Plans for the “world’s largest” floating wind project off the coast of Aberdeenshire have been delayed for more than six months due to the impact of the Covid-19 lockdown, bosses have confirmed.
The six-turbine Kincardine Offshore Wind Farm, which currently has one floating turbine sitting nine miles off Stonehaven, was planned for completion next month.
But a new report reveals the development has been hit by delays due to the UK Covid-19 lockdown and it is now the developer’s hope it will be finished in June 2021.
Construction supply roadblocks have been blamed for the delays to its operational timeline.
The Kincardine Offshore Wind Farm, which reported more than £3 million in losses in its latest financial report, aims to provide enough electricity to power 56,000 homes once completed.
Allan MacAskill, the Aberdeen-based project director who had said in July he was “hopeful” the project would be completed by the end of 2020, confirmed the six month delay last night.
He said: “The Kincardine project is running a little behind schedule but we’re doing everything we can to progress it as quickly as possible.
“It is fair to say it’s delayed, but I can’t say for certain whether it will be six months or not.
“It just depends on how things work with us, like the weather and the pandemic, but we’re moving it forward.”

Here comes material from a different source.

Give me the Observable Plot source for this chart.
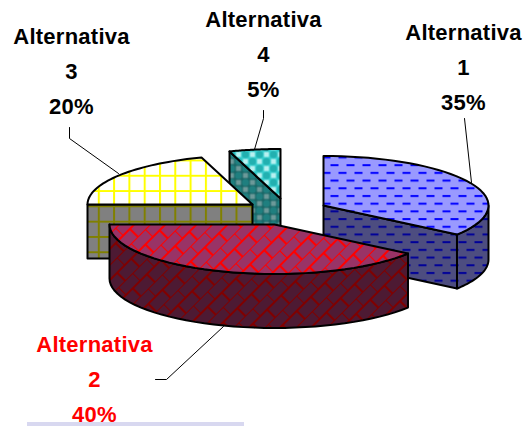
<!DOCTYPE html>
<html>
<head>
<meta charset="utf-8">
<script src="https://cdn.jsdelivr.net/npm/d3@7"></script>
<script src="https://cdn.jsdelivr.net/npm/@observablehq/plot@0.6"></script>
<style>
html,body{margin:0;padding:0;background:#fff;}
svg{display:block;}
</style>
</head>
<body>
<div id="chart"></div>
<script>
// data
const names = ["Alternativa\n1", "Alternativa\n2", "Alternativa\n3", "Alternativa\n4"];
const shares = [35, 40, 20, 5];
const labelColors = ["black", "#ff0000", "black", "black"];
// layout of the exploded 3-D pie
const apexX = [323, 274, 252, 280];
const apexY = [205, 224, 204, 198];
const radius = 165, tilt = 0.3, depth = 54;
const labelX = [463, 94, 71, 263];
const labelY = [63, 375, 67, 50];
const topFills = ["url(#blueTop)", "url(#redTop)", "url(#yelTop)", "url(#cyanTop)"];
const sideFills = ["url(#blueSide)", "url(#redSide)", "url(#yelSide)", "url(#cyanSide)"];
const leaders = [
  [[464,118],[471,182]],
  [[155,379],[166,379],[223,326]],
  [[69,127],[69,138],[118,173]],
  [[263,110],[263,118],[254,149]]
];

// slice geometry from the shares
let acc = 0;
const slices = shares.map((v, i) => {
  const a0 = acc * 3.6; acc += v; const a1 = acc * 3.6;
  return {i, a0, a1};
});
const pt = (s, deg, dz = 0) => {
  const t = deg * Math.PI / 180;
  return {x: apexX[s.i] + radius * Math.sin(t), y: apexY[s.i] - radius * tilt * Math.cos(t) + dz};
};
const arc = (s, a0, a1, dz = 0) => d3.range(0, 41).map(k => pt(s, a0 + (a1 - a0) * k / 40, dz));
const apex = (s, dz = 0) => ({x: apexX[s.i], y: apexY[s.i] + dz});

let uid = 0;
const rows = [];
const addPoly = (pts, fill) => {
  const id = uid++;
  [...pts, pts[0]].forEach(p => rows.push({x: p.x, y: p.y, id, fill}));
};
// painter's order: back slices first
[3, 2, 0, 1].forEach(i => {
  const s = slices[i];
  if (s.a0 > 180 && s.a0 < 360) addPoly([apex(s), pt(s, s.a0), pt(s, s.a0, depth), apex(s, depth)], sideFills[i]);
  if (s.a1 > 0 && s.a1 < 180) addPoly([apex(s), pt(s, s.a1), pt(s, s.a1, depth), apex(s, depth)], sideFills[i]);
  const r0 = Math.max(s.a0, 90), r1 = Math.min(s.a1, 270);
  if (r1 > r0) addPoly([...arc(s, r0, r1), ...arc(s, r0, r1, depth).reverse()], sideFills[i]);
  addPoly([apex(s), ...arc(s, s.a0, s.a1)], topFills[i]);
});

const labels = names.map((n, i) => ({x: labelX[i], y: labelY[i], text: `${n}\n${shares[i]}%`, color: labelColors[i]}));
const leaderRows = leaders.flatMap((l, id) => l.map(([x, y]) => ({x, y, id})));
const strip = [{x1: 27, x2: 244, y1: 422, y2: 426}];

function patterns() {
  const defs = d3.create("svg:defs");
  const pat = (id, w, h, bg, tf) => {
    const p = defs.append("pattern").attr("id", id).attr("patternUnits", "userSpaceOnUse").attr("width", w).attr("height", h);
    if (tf) p.attr("patternTransform", tf);
    p.append("rect").attr("width", w).attr("height", h).attr("fill", bg);
    return p;
  };
  const dash = (id, bg, c) => {
    const p = pat(id, 16, 15.4, bg);
    p.append("rect").attr("x", 2).attr("y", 2).attr("width", 8).attr("height", 2).attr("fill", c);
    p.append("rect").attr("x", 10).attr("y", 9.7).attr("width", 8).attr("height", 2).attr("fill", c);
    p.append("rect").attr("x", -6).attr("y", 9.7).attr("width", 8).attr("height", 2).attr("fill", c);
  };
  dash("blueTop", "#9999ff", "#0000ff");
  dash("blueSide", "#4d4d80", "#000099");
  const brick = (id, bg, c) => {
    const p = pat(id, 20, 22, bg, "rotate(-45)");
    p.append("path").attr("d", "M0,0H20M0,11H20M0,0V11M10,11V22").attr("stroke", c).attr("stroke-width", 2.2).attr("fill", "none");
  };
  brick("redTop", "#993366", "#ff0000");
  brick("redSide", "#4d1a33", "#800000");
  const grid = (id, bg, c) => {
    const p = pat(id, 15.3, 15.3, bg, "translate(5.5,6)");
    p.append("path").attr("d", "M1,0V15.3M0,1H15.3").attr("stroke", c).attr("stroke-width", 2).attr("fill", "none");
  };
  grid("yelTop", "#ffffff", "#ffff00");
  grid("yelSide", "#808080", "#808000");
  const bubble = (id, bg, lo, hi) => {
    const p = pat(id, 14, 14, bg);
    [[7,0],[0,7],[14,7],[7,14]].forEach(([x,y]) => p.append("circle").attr("cx", x).attr("cy", y).attr("r", 3.5).attr("fill", lo));
    [[0,0],[14,0],[0,14],[14,14],[7,7]].forEach(([x,y]) => p.append("rect").attr("x", x-2.5).attr("y", y-2.5).attr("width", 5).attr("height", 5).attr("fill", hi));
  };
  bubble("cyanTop", "#33cccc", "#22b0b0", "#b8f0f0");
  bubble("cyanSide", "#1a6666", "#1f7f7f", "#6c9999");
  return defs.node();
}

const chart = Plot.plot({
  width: 525, height: 426,
  margin: 0,
  x: {domain: [0, 525], range: [0, 525], axis: null},
  y: {domain: [0, 426], range: [0, 426], axis: null},
  style: {background: "transparent", letterSpacing: "0.25px"},
  marks: [
    patterns,
    Plot.rect(strip, {x1: "x1", x2: "x2", y1: "y1", y2: "y2", fill: "#d8d8f0"}),
    ...d3.groups(rows, d => d.id).map(([, pts]) => Plot.line(pts, {
      x: "x", y: "y", fill: pts[0].fill, stroke: "black", strokeWidth: 2, strokeLinejoin: "round", curve: "linear"
    })),
    Plot.line(leaderRows, {x: "x", y: "y", z: "id", stroke: "black", strokeWidth: 1}),
    Plot.text(labels, {
      x: "x", y: "y", text: "text", fill: "color", lineHeight: 1.59,
      fontFamily: "Liberation Sans", fontWeight: "bold", fontSize: 22, textAnchor: "middle"
    })
  ]
});
document.getElementById("chart").append(chart);
</script>
</body>
</html>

Mr MacAskill added that a heavy transport vessel had set sail from Spain to Rotterdam carrying the wind project’s first floating foundation last week.
The foundation will be constructed in the Netherlands before being moved to its North Sea home.
Initially run by Pilot Offshore Renewables, the wind farm was expected to cost £250 million back in 2016, but will now come in closer to £500 million.
In 2018, the floating wind development was majority backed by a subsidiary company owned by Real Madrid chairman Florentino Perez, and was understood to cost around £350 million – £100m more than first reported.
The development for the Kincardine project switched to Cobra Wind International in 2017, according to Companies House.
Mr MacAskill said he “really couldn’t say” how much the six-month delay would cost the developer as that is “confidential information”.
He added: “Delays are always a possibility, but if we can do it quicker and faster we will and that’s what we’re working on, in as safe a manner as it is practicable to do it.”
The Kincardine Offshore Wind Farm project caused outrage last year when the Press and Journal broke the news that hundreds of manufacturing jobs would be created in Spain rather than in the north-east.
The move was described as “galling” by a Scottish union GMB.
A deal signed in 2019 by Cobra Wind International resulted in Spanish state-owned firm Navantia winning a contract to build the five wind farm turbine structures in Spain before their transportation to the Aberdeenshire site.
Gary Smith, GMB’s Scotland secretary, said the decision by Spanish fabrication firm Naviantia to create up to 350 jobs at its yards in Spain was part of a “long political failure” in Scotland.
He added the situation threatened to “sink” Scotland’s renewable energy supply chain ambitions before they had “even got started”.